Leave out the pictures and transcribe everything else exactly.

>> START Data excerpt

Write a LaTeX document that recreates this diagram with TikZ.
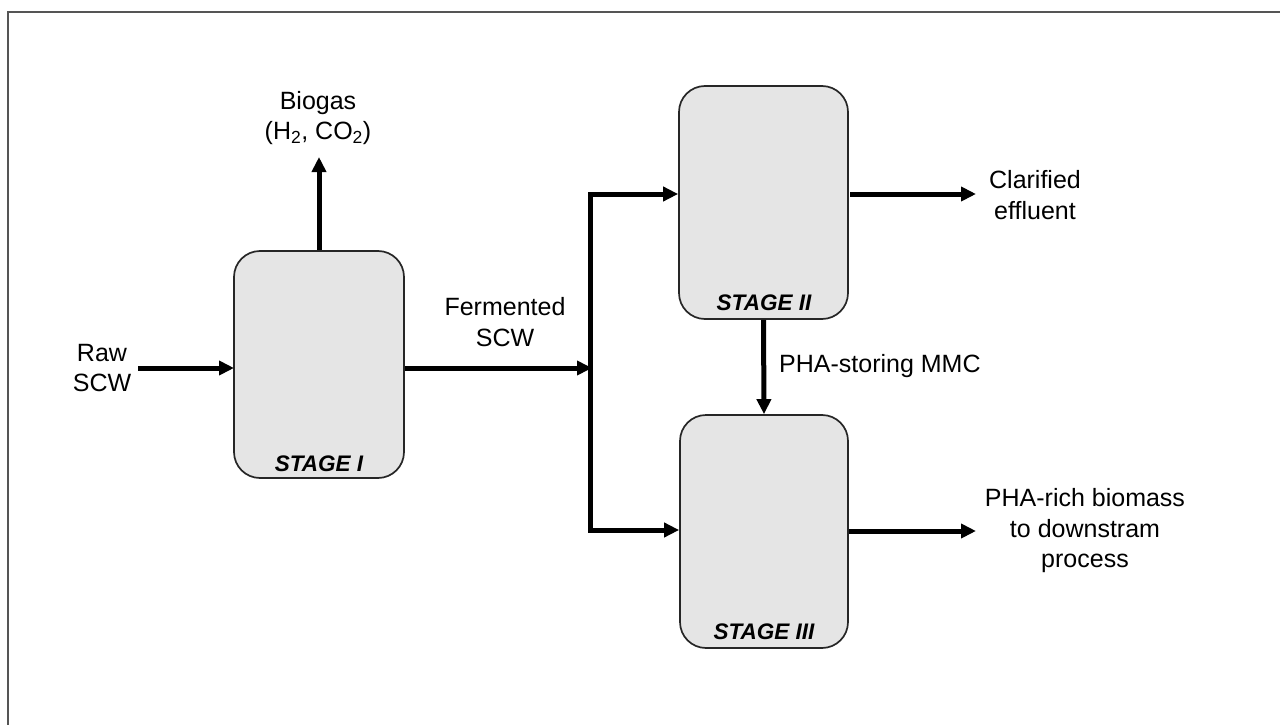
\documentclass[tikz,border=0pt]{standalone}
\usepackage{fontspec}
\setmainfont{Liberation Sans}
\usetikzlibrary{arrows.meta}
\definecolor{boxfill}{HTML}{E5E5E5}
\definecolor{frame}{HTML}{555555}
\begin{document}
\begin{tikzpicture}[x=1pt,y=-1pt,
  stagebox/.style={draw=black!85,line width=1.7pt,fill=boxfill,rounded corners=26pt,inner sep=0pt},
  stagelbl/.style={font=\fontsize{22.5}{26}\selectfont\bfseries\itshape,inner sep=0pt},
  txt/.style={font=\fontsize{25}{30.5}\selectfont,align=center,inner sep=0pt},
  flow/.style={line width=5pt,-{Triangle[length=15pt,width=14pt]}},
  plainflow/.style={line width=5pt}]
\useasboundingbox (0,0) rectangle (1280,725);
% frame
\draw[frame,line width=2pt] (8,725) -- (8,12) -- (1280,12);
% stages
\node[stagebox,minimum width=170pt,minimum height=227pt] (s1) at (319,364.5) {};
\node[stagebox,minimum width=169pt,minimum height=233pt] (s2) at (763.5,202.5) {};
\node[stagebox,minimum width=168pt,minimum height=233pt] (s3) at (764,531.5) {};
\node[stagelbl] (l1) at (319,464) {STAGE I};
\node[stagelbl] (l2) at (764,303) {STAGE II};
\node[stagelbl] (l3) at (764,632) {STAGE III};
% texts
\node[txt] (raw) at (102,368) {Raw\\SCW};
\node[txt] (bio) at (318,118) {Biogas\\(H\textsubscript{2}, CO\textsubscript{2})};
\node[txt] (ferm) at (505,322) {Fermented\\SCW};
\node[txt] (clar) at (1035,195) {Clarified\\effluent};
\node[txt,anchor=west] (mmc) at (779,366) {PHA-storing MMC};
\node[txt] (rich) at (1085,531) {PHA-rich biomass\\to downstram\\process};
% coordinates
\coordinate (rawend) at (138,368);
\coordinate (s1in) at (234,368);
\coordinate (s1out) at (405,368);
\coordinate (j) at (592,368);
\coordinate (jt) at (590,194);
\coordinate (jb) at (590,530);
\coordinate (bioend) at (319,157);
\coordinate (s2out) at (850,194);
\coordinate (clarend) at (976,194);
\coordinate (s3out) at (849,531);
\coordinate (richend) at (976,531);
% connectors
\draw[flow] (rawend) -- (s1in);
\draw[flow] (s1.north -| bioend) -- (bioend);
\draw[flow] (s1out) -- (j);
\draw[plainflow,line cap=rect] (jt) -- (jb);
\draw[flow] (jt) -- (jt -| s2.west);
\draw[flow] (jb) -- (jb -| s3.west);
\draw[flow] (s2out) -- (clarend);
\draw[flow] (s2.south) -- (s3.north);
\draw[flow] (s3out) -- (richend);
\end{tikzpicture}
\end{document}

>> END Data excerpt

* **Solution to this exercise**:
Write a LaTeX document that recreates this diagram with TikZ.
\documentclass[tikz,border=0pt]{standalone}
\usepackage{fontspec}
\setmainfont{Liberation Sans}
\usetikzlibrary{arrows.meta}
\definecolor{boxfill}{HTML}{E5E5E5}
\definecolor{frame}{HTML}{555555}
\begin{document}
\begin{tikzpicture}[x=1pt,y=-1pt,
  stagebox/.style={draw=black!85,line width=1.7pt,fill=boxfill,rounded corners=26pt,inner sep=0pt},
  stagelbl/.style={font=\fontsize{22.5}{26}\selectfont\bfseries\itshape,inner sep=0pt},
  txt/.style={font=\fontsize{25}{30.5}\selectfont,align=center,inner sep=0pt},
  flow/.style={line width=5pt,-{Triangle[length=15pt,width=14pt]}},
  plainflow/.style={line width=5pt}]
\useasboundingbox (0,0) rectangle (1280,725);
% frame
\draw[frame,line width=2pt] (8,725) -- (8,12) -- (1280,12);
% stages
\node[stagebox,minimum width=170pt,minimum height=227pt] (s1) at (319,364.5) {};
\node[stagebox,minimum width=169pt,minimum height=233pt] (s2) at (763.5,202.5) {};
\node[stagebox,minimum width=168pt,minimum height=233pt] (s3) at (764,531.5) {};
\node[stagelbl] (l1) at (319,464) {STAGE I};
\node[stagelbl] (l2) at (764,303) {STAGE II};
\node[stagelbl] (l3) at (764,632) {STAGE III};
% texts
\node[txt] (raw) at (102,368) {Raw\\SCW};
\node[txt] (bio) at (318,118) {Biogas\\(H\textsubscript{2}, CO\textsubscript{2})};
\node[txt] (ferm) at (505,322) {Fermented\\SCW};
\node[txt] (clar) at (1035,195) {Clarified\\effluent};
\node[txt,anchor=west] (mmc) at (779,366) {PHA-storing MMC};
\node[txt] (rich) at (1085,531) {PHA-rich biomass\\to downstram\\process};
% coordinates
\coordinate (rawend) at (138,368);
\coordinate (s1in) at (234,368);
\coordinate (s1out) at (405,368);
\coordinate (j) at (592,368);
\coordinate (jt) at (590,194);
\coordinate (jb) at (590,530);
\coordinate (bioend) at (319,157);
\coordinate (s2out) at (850,194);
\coordinate (clarend) at (976,194);
\coordinate (s3out) at (849,531);
\coordinate (richend) at (976,531);
% connectors
\draw[flow] (rawend) -- (s1in);
\draw[flow] (s1.north -| bioend) -- (bioend);
\draw[flow] (s1out) -- (j);
\draw[plainflow,line cap=rect] (jt) -- (jb);
\draw[flow] (jt) -- (jt -| s2.west);
\draw[flow] (jb) -- (jb -| s3.west);
\draw[flow] (s2out) -- (clarend);
\draw[flow] (s2.south) -- (s3.north);
\draw[flow] (s3out) -- (richend);
\end{tikzpicture}
\end{document}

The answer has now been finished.